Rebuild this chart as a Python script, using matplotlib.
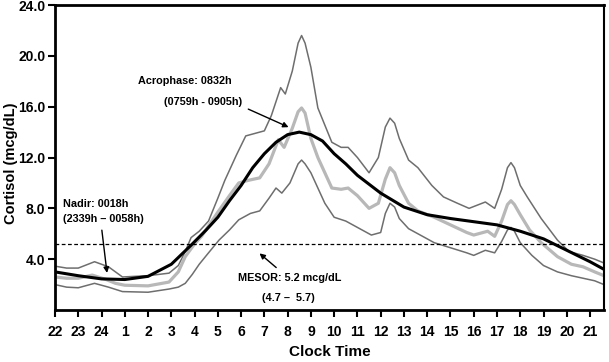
import matplotlib
matplotlib.use("Agg")
import matplotlib.pyplot as plt

plt.rcParams["font.family"] = ["Liberation Sans", "DejaVu Sans"]
plt.rcParams["font.weight"] = "bold"

# x = hours after 22:00
FIT_T = [0, 1, 2, 3, 4, 5, 5.85, 6.5, 7, 7.5, 8, 8.5, 9, 9.5, 10, 10.5, 11, 11.5,
         12, 12.5, 13, 14, 15, 16, 17, 18, 19, 20, 21, 22, 23, 23.6]
FIT_V = [3.0, 2.7, 2.45, 2.4, 2.65, 3.6, 5.1, 6.3, 7.3, 8.6, 9.8, 11.2, 12.3, 13.2,
         13.8, 14.0, 13.8, 13.3, 12.3, 11.5, 10.6, 9.2, 8.1, 7.5, 7.2, 6.95, 6.7,
         6.2, 5.6, 4.7, 3.8, 3.2]

MEAN_T = [0, 0.5, 1.0, 1.6, 2.2, 2.6, 3.0, 4.0, 4.9, 5.3, 5.6, 6.0, 6.3, 7.0, 7.5,
          7.9, 8.3, 8.8, 9.2, 9.6, 9.85, 10.2, 10.45, 10.6, 10.75, 11.0, 11.3, 11.9,
          12.3, 12.6, 13.0, 13.5, 13.9, 14.2, 14.4, 14.6, 14.8, 15.2, 15.6, 16.3,
          17.0, 17.7, 18.0, 18.6, 18.9, 19.2, 19.45, 19.6, 19.75, 20.0, 20.4, 20.9,
          21.6, 22.2, 22.7, 23.2, 23.6]
MEAN_V = [2.6, 2.5, 2.5, 2.75, 2.4, 2.1, 1.95, 1.9, 2.2, 3.0, 4.2, 5.2, 5.8, 7.7,
          9.0, 10.0, 10.2, 10.4, 11.5, 13.4, 12.8, 14.3, 15.6, 15.9, 15.5, 13.5,
          12.0, 9.6, 9.5, 9.6, 9.0, 8.0, 8.4, 10.3, 11.2, 10.8, 9.8, 8.4, 7.8, 7.3,
          6.7, 6.1, 5.9, 6.2, 5.8, 7.0, 8.3, 8.6, 8.3, 7.5, 6.3, 5.3, 4.2, 3.6,
          3.4, 3.0, 2.7]

UPPER_T = [0, 0.5, 1.0, 1.7, 2.3, 2.9, 4.0, 4.9, 5.3, 5.6, 5.85, 6.2, 6.6, 7.0, 7.3,
           7.8, 8.2, 8.6, 9.0, 9.3, 9.7, 9.9, 10.2, 10.45, 10.6, 10.75, 11.0, 11.3,
           11.9, 12.3, 12.6, 13.0, 13.5, 13.9, 14.2, 14.4, 14.6, 14.8, 15.2, 15.6,
           16.2, 16.7, 17.3, 17.8, 18.5, 18.9, 19.2, 19.45, 19.6, 19.75, 20.0, 20.3,
           20.9, 21.6, 22.1, 22.7, 23.2, 23.6]
UPPER_V = [3.45, 3.3, 3.3, 3.8, 3.4, 2.6, 2.7, 2.9, 3.5, 4.6, 5.7, 6.2, 7.0, 8.8,
           10.2, 12.2, 13.7, 13.9, 14.1, 15.3, 17.5, 17.0, 18.8, 21.0, 21.6, 21.0,
           19.1, 15.9, 13.2, 12.8, 12.8, 12.0, 10.8, 12.0, 14.4, 15.1, 14.7, 13.5,
           11.8, 11.2, 9.8, 8.9, 8.4, 8.0, 8.5, 8.0, 9.5, 11.2, 11.6, 11.2, 9.8,
           8.9, 7.2, 5.5, 4.6, 4.3, 4.0, 3.7]

LOWER_T = [0, 0.5, 1.0, 1.7, 2.3, 2.9, 4.0, 4.9, 5.3, 5.6, 5.9, 6.2, 6.6, 7.05, 7.5,
           7.9, 8.4, 8.8, 9.2, 9.5, 9.75, 10.1, 10.45, 10.6, 10.75, 11.0, 11.6, 12.0,
           12.5, 13.0, 13.6, 14.0, 14.2, 14.4, 14.6, 14.8, 15.2, 15.6, 16.3, 17.0,
           17.7, 18.0, 18.5, 18.9, 19.2, 19.45, 19.6, 19.75, 20.0, 20.5, 21.0, 21.6,
           22.2, 22.7, 23.2, 23.6]
LOWER_V = [2.0, 1.8, 1.75, 2.1, 1.8, 1.45, 1.4, 1.65, 1.8, 2.1, 2.8, 3.6, 4.5, 5.5,
           6.3, 7.1, 7.6, 7.8, 8.8, 9.6, 9.2, 10.0, 11.5, 11.8, 11.5, 10.8, 8.4,
           7.3, 7.0, 6.5, 5.9, 6.1, 7.6, 8.4, 8.1, 7.2, 6.4, 6.0, 5.3, 4.9, 4.5,
           4.3, 4.7, 4.5, 5.4, 6.3, 6.5, 6.2, 5.3, 4.3, 3.5, 3.0, 2.7, 2.5, 2.3, 2.0]

MESOR = 5.2
HOUR_LABELS = ["22", "23", "24"] + [str(h) for h in range(1, 22)]
Y_TICKS = [4.0, 8.0, 12.0, 16.0, 20.0, 24.0]

fig = plt.figure(figsize=(6.09, 3.62), dpi=100)
ax = fig.add_axes([0.0903, 0.1436, 0.9015, 0.8425])

line_kw = dict(solid_joinstyle="round", solid_capstyle="round")
ax.plot(UPPER_T, UPPER_V, color="#6e6e6e", lw=1.1, **line_kw)
ax.plot(LOWER_T, LOWER_V, color="#6e6e6e", lw=1.1, **line_kw)
ax.plot(MEAN_T, MEAN_V, color="#b8b8b8", lw=2.3, **line_kw)
ax.plot(FIT_T, FIT_V, color="black", lw=2.2, **line_kw)
ax.axhline(MESOR, color="black", lw=0.9, ls=(0, (3, 2)))

ax.set_xlim(0, 23.6)
ax.set_ylim(0, 24)
ax.set_xticks(range(len(HOUR_LABELS)))
ax.set_xticklabels(HOUR_LABELS)
ax.set_yticks(Y_TICKS)
ax.set_yticklabels([f"{v:.1f}" for v in Y_TICKS])
ax.tick_params(labelsize=10, width=1.5, length=5)
ax.tick_params(axis="x", pad=6)
ax.tick_params(axis="y", pad=2)
for side in ["top", "left", "bottom"]:
    ax.spines[side].set_linewidth(2)
ax.spines["right"].set_linewidth(1.5)

ax.set_xlabel("Clock Time", fontsize=11, fontweight="bold", labelpad=4)
ax.set_ylabel("Cortisol (mcg/dL)", fontsize=10.5, fontweight="bold")
ax.yaxis.set_label_coords(-0.068, 0.48)

arrow = dict(arrowstyle="-|>", color="black", lw=1.0, mutation_scale=8)
kw = dict(fontsize=7.8, fontweight="bold")
ax.text(3.55, 17.8, "Acrophase: 0832h", **kw)
ax.text(4.7, 16.1, "(0759h - 0905h)", **kw)
ax.annotate("", xy=(10.15, 14.3), xytext=(8.2, 15.9), arrowprops=arrow)

ax.text(0.35, 8.1, "Nadir: 0018h", **kw)
ax.text(0.35, 6.9, "(2339h \u2013 0058h)", **kw)
ax.annotate("", xy=(2.25, 2.7), xytext=(2.0, 6.5), arrowprops=arrow)

ax.text(7.85, 2.3, "MESOR: 5.2 mcg/dL", **kw)
ax.text(8.9, 0.7, "(4.7 \u2013  5.7)", **kw)
ax.annotate("", xy=(8.7, 4.6), xytext=(9.6, 3.2), arrowprops=arrow)

fig.savefig("out.png", dpi=100)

------------------------------------------------------------

### What is expected
Starting at the first line of the material, output exactly the lines up to and including the one with "6.2, 5.6, 4.7, 3.8, 3.2]". Do not include the pictures.

### Task answer
Rebuild this chart as a Python script, using matplotlib.
import matplotlib
matplotlib.use("Agg")
import matplotlib.pyplot as plt

plt.rcParams["font.family"] = ["Liberation Sans", "DejaVu Sans"]
plt.rcParams["font.weight"] = "bold"

# x = hours after 22:00
FIT_T = [0, 1, 2, 3, 4, 5, 5.85, 6.5, 7, 7.5, 8, 8.5, 9, 9.5, 10, 10.5, 11, 11.5,
         12, 12.5, 13, 14, 15, 16, 17, 18, 19, 20, 21, 22, 23, 23.6]
FIT_V = [3.0, 2.7, 2.45, 2.4, 2.65, 3.6, 5.1, 6.3, 7.3, 8.6, 9.8, 11.2, 12.3, 13.2,
         13.8, 14.0, 13.8, 13.3, 12.3, 11.5, 10.6, 9.2, 8.1, 7.5, 7.2, 6.95, 6.7,
         6.2, 5.6, 4.7, 3.8, 3.2]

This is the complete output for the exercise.